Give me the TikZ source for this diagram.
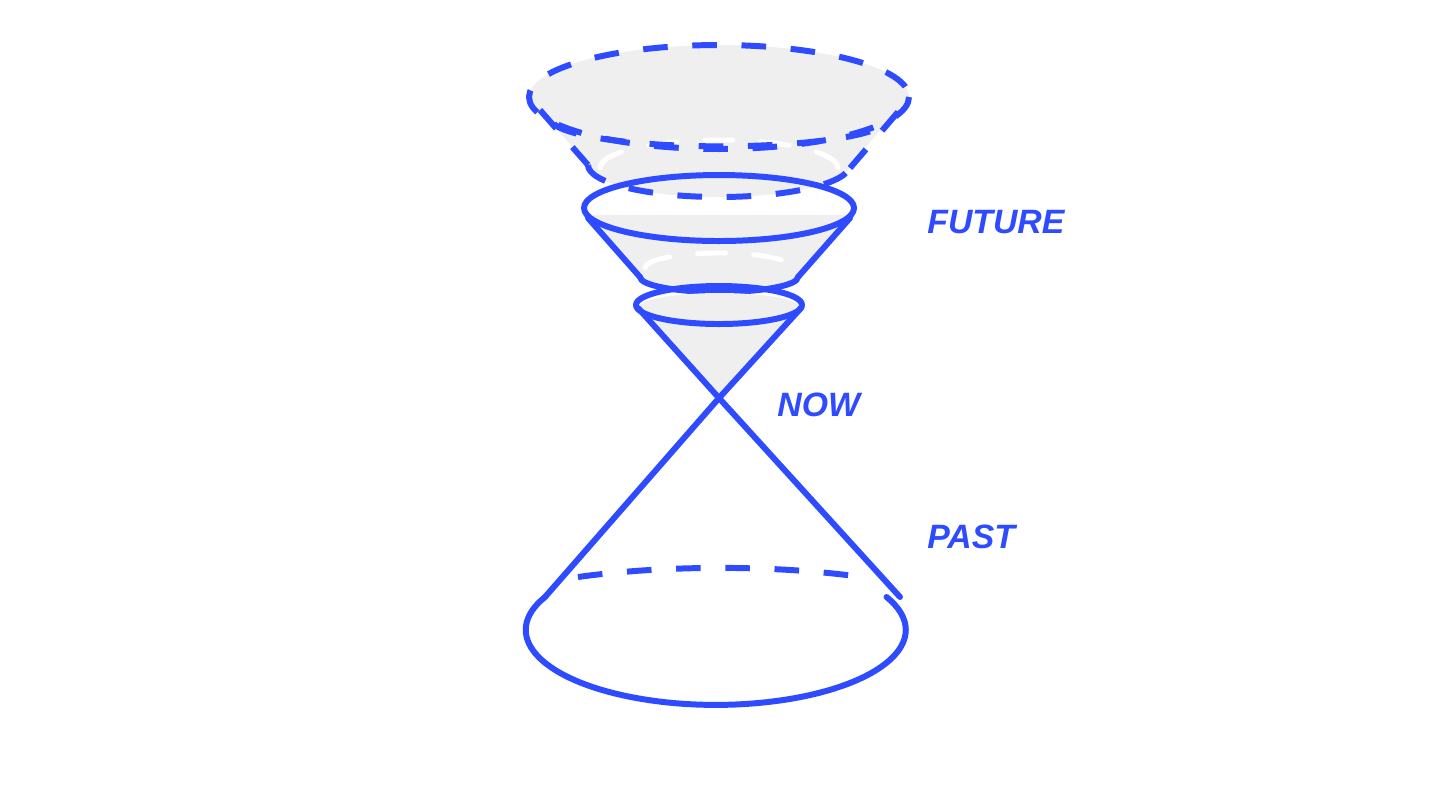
\documentclass[tikz,border=0pt]{standalone}
\usepackage{fontspec}
\setmainfont{Liberation Sans}
\definecolor{coneblue}{HTML}{2E4BFF}
\definecolor{conegray}{HTML}{EFEFEF}
\begin{document}
\begin{tikzpicture}[x=0.01cm, y=-0.01cm, line cap=round, line join=round,
  edge/.style={coneblue, line width=1.7pt},
  hidden/.style={coneblue, line width=1.7pt, dash pattern=on 7pt off 7pt, line cap=butt},
  whiteedge/.style={white, line width=1.4pt, dash pattern=on 8pt off 8pt},
  tag/.style={coneblue, font=\fontsize{9.6}{11}\selectfont\bfseries\itshape, anchor=west}]
\useasboundingbox (0,0) rectangle (1440,799);
% widest slice
\fill[conegray] (529,97) -- (588,165) arc[start angle=180, end angle=0, x radius=131, y radius=32] -- (909,97) arc[start angle=0, end angle=-180, x radius=190, y radius=52];
\draw[whiteedge] (600,168) arc[start angle=180, end angle=360, x radius=119, y radius=28];
\draw[hidden] (719,97) ellipse[x radius=190, y radius=52];
\draw[hidden] (554,124) arc[start angle=170, end angle=10, x radius=168, y radius=27];
\draw[hidden] (588,165) arc[start angle=180, end angle=0, x radius=131, y radius=32];
\draw[hidden] (540,110) -- (588,165);
\draw[hidden] (898,112) -- (850,168);
% middle slice
\fill[conegray] (588,215) -- (640,275) arc[start angle=180, end angle=0, x radius=79, y radius=17] -- (850,215) -- cycle;
\draw[whiteedge] (645,268) arc[start angle=180, end angle=360, x radius=74, y radius=15];
\draw[edge] (719,208) ellipse[x radius=135, y radius=33];
\draw[edge] (588,218) -- (640,277);
\draw[edge] (850,218) -- (798,277);
\draw[edge] (640,277) arc[start angle=180, end angle=0, x radius=79, y radius=15];
% smallest slice
\coordinate (now) at (719,398);
\fill[conegray] (638,308) -- (now) -- (801,308) arc[start angle=0, end angle=-180, x radius=81.5, y radius=15] -- cycle;
\draw[edge] (719,305) ellipse[x radius=83, y radius=19];
\draw[edge] (638,308) -- (now) -- (801,308);
% past cone
\draw[edge] (545,597) -- (now) -- (900,597);
\draw[edge] (545,597) arc[start angle=206, end angle=-26, x radius=190, y radius=75];
\draw[hidden] (578,577) arc[start angle=238, end angle=302, x radius=268, y radius=60];
\node[tag] (future) at (915,222) {FUTURE};
\node[tag] (nowlabel) at (765,405) {NOW};
\node[tag] (past) at (915,537) {PAST};
\end{tikzpicture}
\end{document}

**Aim of the exercise**
Quote the material word for word, dropping any images it holds.

**Answer for the task**
Give me the TikZ source for this diagram.
\documentclass[tikz,border=0pt]{standalone}
\usepackage{fontspec}
\setmainfont{Liberation Sans}
\definecolor{coneblue}{HTML}{2E4BFF}
\definecolor{conegray}{HTML}{EFEFEF}
\begin{document}
\begin{tikzpicture}[x=0.01cm, y=-0.01cm, line cap=round, line join=round,
  edge/.style={coneblue, line width=1.7pt},
  hidden/.style={coneblue, line width=1.7pt, dash pattern=on 7pt off 7pt, line cap=butt},
  whiteedge/.style={white, line width=1.4pt, dash pattern=on 8pt off 8pt},
  tag/.style={coneblue, font=\fontsize{9.6}{11}\selectfont\bfseries\itshape, anchor=west}]
\useasboundingbox (0,0) rectangle (1440,799);
% widest slice
\fill[conegray] (529,97) -- (588,165) arc[start angle=180, end angle=0, x radius=131, y radius=32] -- (909,97) arc[start angle=0, end angle=-180, x radius=190, y radius=52];
\draw[whiteedge] (600,168) arc[start angle=180, end angle=360, x radius=119, y radius=28];
\draw[hidden] (719,97) ellipse[x radius=190, y radius=52];
\draw[hidden] (554,124) arc[start angle=170, end angle=10, x radius=168, y radius=27];
\draw[hidden] (588,165) arc[start angle=180, end angle=0, x radius=131, y radius=32];
\draw[hidden] (540,110) -- (588,165);
\draw[hidden] (898,112) -- (850,168);
% middle slice
\fill[conegray] (588,215) -- (640,275) arc[start angle=180, end angle=0, x radius=79, y radius=17] -- (850,215) -- cycle;
\draw[whiteedge] (645,268) arc[start angle=180, end angle=360, x radius=74, y radius=15];
\draw[edge] (719,208) ellipse[x radius=135, y radius=33];
\draw[edge] (588,218) -- (640,277);
\draw[edge] (850,218) -- (798,277);
\draw[edge] (640,277) arc[start angle=180, end angle=0, x radius=79, y radius=15];
% smallest slice
\coordinate (now) at (719,398);
\fill[conegray] (638,308) -- (now) -- (801,308) arc[start angle=0, end angle=-180, x radius=81.5, y radius=15] -- cycle;
\draw[edge] (719,305) ellipse[x radius=83, y radius=19];
\draw[edge] (638,308) -- (now) -- (801,308);
% past cone
\draw[edge] (545,597) -- (now) -- (900,597);
\draw[edge] (545,597) arc[start angle=206, end angle=-26, x radius=190, y radius=75];
\draw[hidden] (578,577) arc[start angle=238, end angle=302, x radius=268, y radius=60];
\node[tag] (future) at (915,222) {FUTURE};
\node[tag] (nowlabel) at (765,405) {NOW};
\node[tag] (past) at (915,537) {PAST};
\end{tikzpicture}
\end{document}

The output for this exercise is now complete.